• [SUPPLIED INFORMATION]

● ● ● ●

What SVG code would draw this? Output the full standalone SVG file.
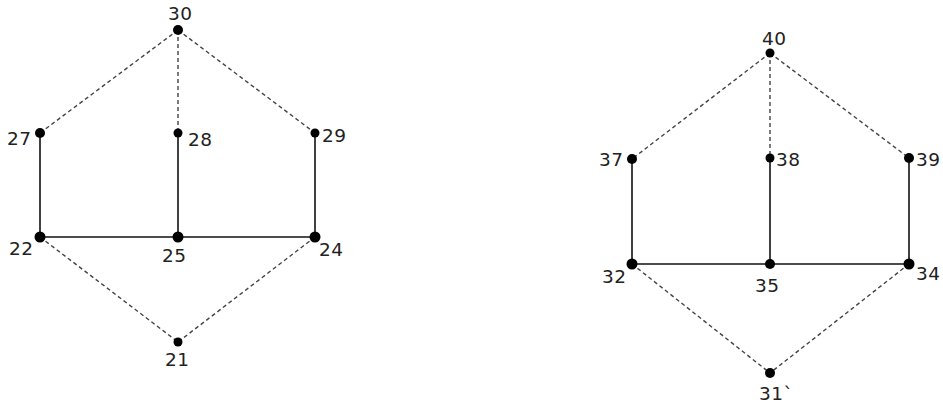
<svg xmlns="http://www.w3.org/2000/svg" width="943" height="407" viewBox="0 0 943 407">
<style>
.s{stroke:#111;stroke-width:1.6;fill:none}
.d{stroke:#444;stroke-width:1.4;stroke-dasharray:4 3;fill:none}
.n{fill:#000}
text{font-family:"DejaVu Sans","Open Sans",sans-serif;font-size:18.5px;letter-spacing:0.5px;fill:#222}
</style>
<rect width="943" height="407" fill="#fff"/>
<g id="connectors">
<line class="d" x1="178" y1="30" x2="40" y2="133"/>
<line class="d" x1="178" y1="30" x2="178" y2="133"/>
<line class="d" x1="178" y1="30" x2="315" y2="133"/>
<line class="s" x1="40" y1="133" x2="40" y2="237"/>
<line class="s" x1="178" y1="133" x2="178" y2="237"/>
<line class="s" x1="315" y1="133" x2="315" y2="237"/>
<line class="s" x1="40" y1="237" x2="315" y2="237"/>
<line class="d" x1="40" y1="237" x2="178" y2="342"/>
<line class="d" x1="315" y1="237" x2="178" y2="342"/>
<line class="d" x1="770" y1="53" x2="632" y2="159"/>
<line class="d" x1="770" y1="53" x2="770" y2="158"/>
<line class="d" x1="770" y1="53" x2="909" y2="158"/>
<line class="s" x1="632" y1="159" x2="632" y2="264"/>
<line class="s" x1="770" y1="158" x2="770" y2="264"/>
<line class="s" x1="909" y1="158" x2="909" y2="264"/>
<line class="s" x1="632" y1="264" x2="909" y2="264"/>
<line class="d" x1="632" y1="264" x2="770" y2="373"/>
<line class="d" x1="909" y1="264" x2="770" y2="373"/>
</g>
<g id="n30"><circle class="n" cx="178" cy="30" r="5"/><text x="168" y="20">30</text></g>
<g id="n27"><circle class="n" cx="40" cy="133" r="5"/><text x="7" y="145">27</text></g>
<g id="n28"><circle class="n" cx="178" cy="133" r="4.5"/><text x="188" y="146">28</text></g>
<g id="n29"><circle class="n" cx="315" cy="133" r="4.5"/><text x="322" y="142">29</text></g>
<g id="n22"><circle class="n" cx="40" cy="237" r="5.5"/><text x="9" y="255">22</text></g>
<g id="n25"><circle class="n" cx="178" cy="237" r="5.5"/><text x="162" y="262">25</text></g>
<g id="n24"><circle class="n" cx="315" cy="237" r="5.5"/><text x="319" y="256">24</text></g>
<g id="n21"><circle class="n" cx="178" cy="342" r="4.5"/><text x="165" y="366">21</text></g>
<g id="n40"><circle class="n" cx="770" cy="53" r="4.5"/><text x="762" y="45">40</text></g>
<g id="n37"><circle class="n" cx="632" cy="159" r="5"/><text x="599" y="166">37</text></g>
<g id="n38"><circle class="n" cx="770" cy="158" r="4.5"/><text x="776" y="166">38</text></g>
<g id="n39"><circle class="n" cx="909" cy="158" r="5"/><text x="916" y="166">39</text></g>
<g id="n32"><circle class="n" cx="632" cy="264" r="5.5"/><text x="602" y="283">32</text></g>
<g id="n35"><circle class="n" cx="770" cy="264" r="5"/><text x="755" y="292">35</text></g>
<g id="n34"><circle class="n" cx="909" cy="264" r="5.5"/><text x="916" y="280">34</text></g>
<g id="n31"><circle class="n" cx="770" cy="373" r="5"/><text x="759" y="400">31`</text></g>
</svg>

● ● ● ●

• [AIM OF THE TASK] Reproduce the listing word for word and omit its pictures.

• [REPLY]
What SVG code would draw this? Output the full standalone SVG file.
<svg xmlns="http://www.w3.org/2000/svg" width="943" height="407" viewBox="0 0 943 407">
<style>
.s{stroke:#111;stroke-width:1.6;fill:none}
.d{stroke:#444;stroke-width:1.4;stroke-dasharray:4 3;fill:none}
.n{fill:#000}
text{font-family:"DejaVu Sans","Open Sans",sans-serif;font-size:18.5px;letter-spacing:0.5px;fill:#222}
</style>
<rect width="943" height="407" fill="#fff"/>
<g id="connectors">
<line class="d" x1="178" y1="30" x2="40" y2="133"/>
<line class="d" x1="178" y1="30" x2="178" y2="133"/>
<line class="d" x1="178" y1="30" x2="315" y2="133"/>
<line class="s" x1="40" y1="133" x2="40" y2="237"/>
<line class="s" x1="178" y1="133" x2="178" y2="237"/>
<line class="s" x1="315" y1="133" x2="315" y2="237"/>
<line class="s" x1="40" y1="237" x2="315" y2="237"/>
<line class="d" x1="40" y1="237" x2="178" y2="342"/>
<line class="d" x1="315" y1="237" x2="178" y2="342"/>
<line class="d" x1="770" y1="53" x2="632" y2="159"/>
<line class="d" x1="770" y1="53" x2="770" y2="158"/>
<line class="d" x1="770" y1="53" x2="909" y2="158"/>
<line class="s" x1="632" y1="159" x2="632" y2="264"/>
<line class="s" x1="770" y1="158" x2="770" y2="264"/>
<line class="s" x1="909" y1="158" x2="909" y2="264"/>
<line class="s" x1="632" y1="264" x2="909" y2="264"/>
<line class="d" x1="632" y1="264" x2="770" y2="373"/>
<line class="d" x1="909" y1="264" x2="770" y2="373"/>
</g>
<g id="n30"><circle class="n" cx="178" cy="30" r="5"/><text x="168" y="20">30</text></g>
<g id="n27"><circle class="n" cx="40" cy="133" r="5"/><text x="7" y="145">27</text></g>
<g id="n28"><circle class="n" cx="178" cy="133" r="4.5"/><text x="188" y="146">28</text></g>
<g id="n29"><circle class="n" cx="315" cy="133" r="4.5"/><text x="322" y="142">29</text></g>
<g id="n22"><circle class="n" cx="40" cy="237" r="5.5"/><text x="9" y="255">22</text></g>
<g id="n25"><circle class="n" cx="178" cy="237" r="5.5"/><text x="162" y="262">25</text></g>
<g id="n24"><circle class="n" cx="315" cy="237" r="5.5"/><text x="319" y="256">24</text></g>
<g id="n21"><circle class="n" cx="178" cy="342" r="4.5"/><text x="165" y="366">21</text></g>
<g id="n40"><circle class="n" cx="770" cy="53" r="4.5"/><text x="762" y="45">40</text></g>
<g id="n37"><circle class="n" cx="632" cy="159" r="5"/><text x="599" y="166">37</text></g>
<g id="n38"><circle class="n" cx="770" cy="158" r="4.5"/><text x="776" y="166">38</text></g>
<g id="n39"><circle class="n" cx="909" cy="158" r="5"/><text x="916" y="166">39</text></g>
<g id="n32"><circle class="n" cx="632" cy="264" r="5.5"/><text x="602" y="283">32</text></g>
<g id="n35"><circle class="n" cx="770" cy="264" r="5"/><text x="755" y="292">35</text></g>
<g id="n34"><circle class="n" cx="909" cy="264" r="5.5"/><text x="916" y="280">34</text></g>
<g id="n31"><circle class="n" cx="770" cy="373" r="5"/><text x="759" y="400">31`</text></g>
</svg>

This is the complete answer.